É sintomático que Sofia Coppola descreva em entrevistas a versão original de O Estranho que Nós Amamos como um filme B estrelado por Clint Eastwood. O fato de os longas de Eastwood dirigidos por Don Siegel entre os anos 1960 e 1970 serem realmente suspenses B (em espírito, em permissividade) se transforma hoje, e na fala da cineasta isso sai como um julgamento de valor: o The Beguiled de Coppola competiu e se premiou em Cannes, traz no elenco três gerações de requisitadas atrizes americanas, trata seus temas com as sutilezas da "sensibilidade feminina". Na comparação, é muito mais um filme hollywoodiano tipo A do que o longa de 1971.
Em linhas gerais, os dois filmes baseados no romance de Thomas Cullinan são muito similares. Transcorre a Guerra Civil Americana e um internato de garotas na Virginia é forçado a hospedar um cabo do exército ianque (papel de Colin Farrell no remake) depois que ele se machuca em batalha. Conviver com o inimigo é um choque inicial que as mulheres sulistas logo superam; tanto as alunas quando a jovem professora (Kirsten Dunst) e mesmo a dona do internato (Nicole Kidman) se afeiçoam pelo charmoso homem, o que gera conflitos que não dizem respeito apenas à disputa política entre a União e os rebeldes Confederados.
A principal mudança que Coppola faz em seu roteiro é suavizar a história passada da personagem de Kidman: de senhora incestuosa de fazenda, canalizadora de compulsões, ela se torna uma viúva moralmente defensável. O filme de Siegel, ao combinar os pecados do militar com o do outro homem que habitava a casa, deixava um claro manifesto desiludido sobre o país e a guerra - ianques e confederados unidos em suas perversões. Ao tomar um caminho menos retórico, mais vinculado ao ponto de vista das personagens femininas, Coppola opta por uma área cinza mais sutil, sem deixar de fazer um filme sobre a perda da inocência - como, ademais, era o filme de Siegel e como são os dramas da cineasta de Virgens Suicidas.
Não há outras mudanças drásticas, e o que se destaca na versão de Coppola é a escolha por uma série de pequenos ajustes "de respeito" que tornam seu filme menos idiossincrático. Isso está na forma como tudo é encenado sem movimentos bruscos, sem cores carregadas, e também na eliminação de pontos nervosos que correriam em paralelo (o remake não tem a escravidão em cena, por exemplo).
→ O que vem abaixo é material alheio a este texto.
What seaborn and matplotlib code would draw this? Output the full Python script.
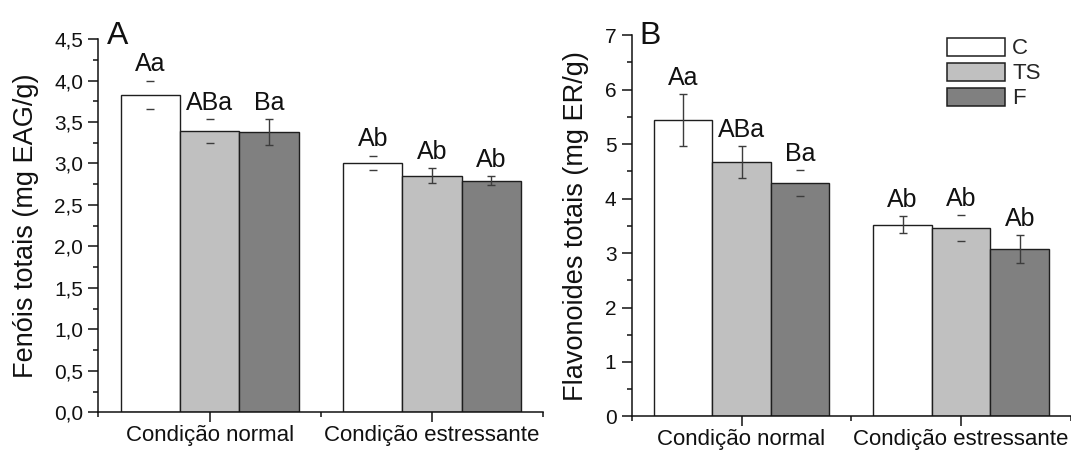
import numpy as np
import pandas as pd
import matplotlib
matplotlib.use("Agg")
import matplotlib.pyplot as plt
import seaborn as sns
from matplotlib.ticker import MultipleLocator, FixedLocator, FuncFormatter
from matplotlib.patches import Patch

# ---------------- data ----------------
conditions = ["Condição normal", "Condição estressante"]
treatments = ["C", "TS", "F"]

# Panel A – Fenóis totais (mg EAG/g)
fenois_normal = [3.83, 3.39, 3.38]
fenois_stress = [3.01, 2.85, 2.79]
fenois_err_normal = [0.17, 0.145, 0.155]
fenois_err_stress = [0.085, 0.09, 0.055]
fenois_letters_normal = ["Aa", "ABa", "Ba"]
fenois_letters_stress = ["Ab", "Ab", "Ab"]

# Panel B – Flavonoides totais (mg ER/g)
flav_normal = [5.44, 4.67, 4.29]
flav_stress = [3.52, 3.46, 3.07]
flav_err_normal = [0.47, 0.30, 0.235]
flav_err_stress = [0.16, 0.24, 0.255]
flav_letters_normal = ["Aa", "ABa", "Ba"]
flav_letters_stress = ["Ab", "Ab", "Ab"]

# ---------------- style ----------------
bar_colors = ["#ffffff", "#c0c0c0", "#808080"]
edge_color = "#1e1e1e"
err_color = "#3c3c3c"
# whether the vertical error line is visible (as in the original figure)
line_vis_A = {("Condição normal", "C"): False, ("Condição normal", "TS"): False,
              ("Condição normal", "F"): True, ("Condição estressante", "C"): False,
              ("Condição estressante", "TS"): True, ("Condição estressante", "F"): True}
line_vis_B = {("Condição normal", "C"): True, ("Condição normal", "TS"): True,
              ("Condição normal", "F"): False, ("Condição estressante", "C"): True,
              ("Condição estressante", "TS"): False, ("Condição estressante", "F"): True}

sns.set_style("ticks")
plt.rcParams["font.family"] = ["Liberation Sans", "DejaVu Sans"]


def make_df(normal, stress, en, es, ln, ls):
    rows = []
    for t, v, e, l in zip(treatments, normal, en, ln):
        rows.append({"Condição": conditions[0], "Tratamento": t, "valor": v, "erro": e, "letra": l})
    for t, v, e, l in zip(treatments, stress, es, ls):
        rows.append({"Condição": conditions[1], "Tratamento": t, "valor": v, "erro": e, "letra": l})
    return pd.DataFrame(rows)


df_A = make_df(fenois_normal, fenois_stress, fenois_err_normal, fenois_err_stress,
               fenois_letters_normal, fenois_letters_stress)
df_B = make_df(flav_normal, flav_stress, flav_err_normal, flav_err_stress,
               flav_letters_normal, flav_letters_stress)

fig = plt.figure(figsize=(10.71, 4.53), dpi=100)
ax_A = fig.add_axes([0.0918, 0.0898, 0.4155, 0.824])
ax_B = fig.add_axes([0.5898, 0.0806, 0.4102, 0.842])


def draw_panel(ax, df, line_vis, ylim, major, minor, fmt, ylabel, labelpad):
    sns.barplot(data=df, x="Condição", y="valor", hue="Tratamento",
                order=conditions, hue_order=treatments, palette=bar_colors,
                saturation=1, edgecolor=edge_color, linewidth=1.0,
                errorbar=None, width=0.8, legend=False, ax=ax)
    for t, cont in zip(treatments, ax.containers):
        for cond, bar in zip(conditions, cont):
            row = df[(df["Condição"] == cond) & (df["Tratamento"] == t)].iloc[0]
            xc = bar.get_x() + bar.get_width() / 2
            top = bar.get_height()
            vis = line_vis[(cond, t)]
            ax.errorbar(xc, top, yerr=row["erro"], fmt="none", ecolor=err_color,
                        elinewidth=1.0 if vis else 0.0, capsize=3.0, capthick=1.0,
                        zorder=5)
            ax.annotate(row["letra"], (xc, top + row["erro"]), xytext=(0, 3.0),
                        textcoords="offset points", ha="center", va="bottom",
                        fontsize=18, color="#111111")
    ax.set_xlim(-0.5, 1.5)
    ax.set_ylim(*ylim)
    ax.yaxis.set_major_locator(MultipleLocator(major))
    ax.yaxis.set_minor_locator(MultipleLocator(minor))
    ax.yaxis.set_major_formatter(FuncFormatter(fmt))
    ax.xaxis.set_minor_locator(FixedLocator([-0.5, 0.5, 1.5]))
    ax.set_xlabel("")
    ax.set_ylabel(ylabel, fontsize=19.5, labelpad=labelpad, color="#111111")
    for s in ["top", "right"]:
        ax.spines[s].set_visible(False)
    for s in ["left", "bottom"]:
        ax.spines[s].set_linewidth(1.1)
        ax.spines[s].set_color("#111111")
    ax.tick_params(axis="both", which="major", direction="out", length=7,
                   width=1.1, color="#111111")
    ax.tick_params(axis="both", which="minor", direction="out", length=3.6,
                   width=1.1, color="#111111")
    ax.tick_params(axis="y", which="major", labelsize=15, pad=4, labelcolor="#111111")
    ax.tick_params(axis="x", which="major", labelsize=16, pad=2.0, labelcolor="#111111")


draw_panel(ax_A, df_A, line_vis_A, (0, 4.5), 0.5, 0.25,
           lambda v, p: f"{v:.1f}".replace(".", ","),
           "Fenóis totais (mg EAG/g)", 11)
draw_panel(ax_B, df_B, line_vis_B, (0, 7), 1, 0.5,
           lambda v, p: f"{v:.0f}",
           "Flavonoides totais (mg ER/g)", 11)

fig.text(0.0999, 0.9029, "A", fontsize=23, va="baseline", ha="left", color="#111111")
fig.text(0.597, 0.9029, "B", fontsize=23, va="baseline", ha="left", color="#111111")

handles = [Patch(facecolor=c, edgecolor=edge_color, linewidth=1.1, label=t)
           for c, t in zip(bar_colors, treatments)]
ax_B.legend(handles=handles, loc="upper left", bbox_to_anchor=(0.884, 0.9167),
            bbox_transform=fig.transFigure, frameon=False, fontsize=16,
            handlelength=2.6, handleheight=0.86, handletextpad=0.34,
            labelspacing=0.15, borderpad=0, borderaxespad=0)

fig.savefig("out.png", dpi=100, facecolor="white")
Se Siegel fez um filme carregado de pontos de vista conflitantes, enviesados, com manifestações visuais de fluxos de consciência para não deixar dúvidas de que a ideia do filme era justamente o choque de olhares, Coppola opta por diluir conflitos e não enquadrá-los, e assim abrir tudo a interpretações externas.
O resultado pode parecer insatisfatório, na comparação, porque ao escolher o naturalismo este O Estranho que Nós Amamos se aproxima mais dos terrores recentes americanos, do chamado "post-horror", que se marcam por guardar potenciais secretos que não necessariamente se consumam. A cena da amputação, por exemplo, horror máximo, é recriada aqui (como todo o resto) de um jeito funcional, justificável, enquanto Siegel encenava praticamente um ritual de magia negra. O The Beguiled original se enriquecia por esses personalismos. Já Coppola sempre foi a cineasta do implícito, da narrativa lacunar evocativa, e ao fazer um filme de terror mais atmosférico que incisivo ela parece se segurar, num momento em que todos esperavam dela (pelo selo Cannes, pelo quilate do elenco, especialmente pelo gênero a que se filia) que se diferenciasse.